You can acquire a physical copy of The Oblique Strategies for yourself here. Alternately, you can find iOS application versions, Android versions, and numerous online Oblique Strategy decks to consult.

You may not be surprised to discover that Messrs. Eno and Schmidt aren’t the only persons who’ve had this idea – indeed, something like this is available in a number of different and interesting variations.....

Tonic

One of them concerns itself with giving a very specific kind of advice, enlivens its costume with some dice, and is a great – if somewhat less oracular – way to compose music. One interesting addition to the guides/games-for-musicians genre comes from Scott Hughes - it's called “Tonic: The Card & Dice Game for Musicians." It borders on Dungeons & Dragons territory as a way of getting you composing (or recomposing, if you're stuck). Combining a set of 63 cards with three 12-sided die, you can attack ideas of compositional and improvisational gaming with gusto.
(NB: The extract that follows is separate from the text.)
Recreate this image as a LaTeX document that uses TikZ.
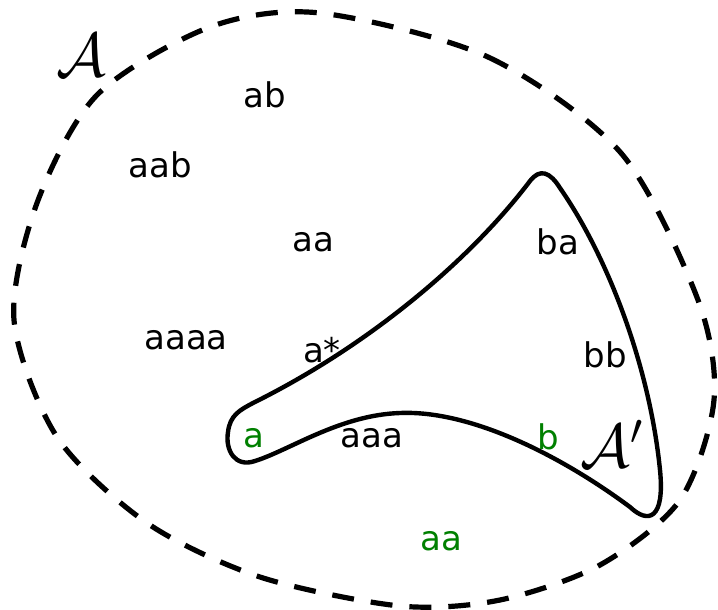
\RequirePackage{fix-cm}
\documentclass[tikz,border=0pt]{standalone}
\usepackage{amsmath,amssymb}
\usepackage{fontspec}
\setmainfont{DejaVu Sans}
\usepackage{xcolor}
\usepackage{tikz}
\usetikzlibrary{calc}
\definecolor{hit}{RGB}{0,128,0}
\tikzset{
  word/.style={font=\fontsize{17}{20}\selectfont},
  setname/.style={font=\fontsize{31}{37}\selectfont},
}

\begin{document}
\begin{tikzpicture}[x=0.5pt, y=-0.5pt]
  \useasboundingbox (0,0) rectangle (718,610);
  % outer set A (dashed)
  \draw[line width=2.6pt, dash pattern=on 11pt off 8.5pt]
    plot[smooth cycle] coordinates {(320,13) (488,57) (621,153) (698,300)
      (714,400) (680,500) (600,565) (500,600) (400,606) (260,577) (147,523)
      (57,437) (14,320) (37,203) (97,95) (210,27)};
  % inner set A' (solid blob)
  \draw[line width=2.2pt]
    (228,432) .. controls (230,415) and (240,410) .. (253,403)
    .. controls (370,345) and (470,260) .. (530,181)
    .. controls (540,168) and (550,172) .. (560,188)
    .. controls (610,260) and (650,370) .. (660,470)
    .. controls (665,520) and (648,524) .. (630,507)
    .. controls (560,455) and (470,410) .. (400,413)
    .. controls (340,415) and (290,450) .. (255,461)
    .. controls (235,468) and (225,450) .. cycle;
  % set names
  \node[setname] (setA) at (81,55) {$\mathcal{A}$};
  \node[setname] (setAp) at (612,444) {$\mathcal{A}'$};
  % words outside A'
  \node[word] (ab) at (265,95) {ab};
  \node[word] (aab) at (160,165) {aab};
  \node[word] (aa) at (313,242) {aa};
  \node[word] (aaaa) at (186,340) {aaaa};
  \node[word, hit] (aaout) at (441,541) {aa};
  % words inside A'
  \node[word] (astar) at (322,350) {a*};
  \node[word] (ba) at (558,242) {ba};
  \node[word] (bb) at (605,355) {bb};
  \node[word, hit] (a) at (254,438) {a};
  \node[word] (aaa) at (372,438) {aaa};
  \node[word, hit] (b) at (548,437) {b};
\end{tikzpicture}
\end{document}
The cards in this deck are a little more explicitly musical than the Oblique Strategies. With cards bearing instructions like “Play this graph” or “Use just one interval”, you are told what to try in very clear musical terms. Each has some wiggle room, however - for example, the “one interval” card adds the sentence “You are free to move it around as much as you wish.” In addition, you add the variations provided by the dice (which have note names on them, rather than numbers), providing for a tremendous set of variations from the options at hand.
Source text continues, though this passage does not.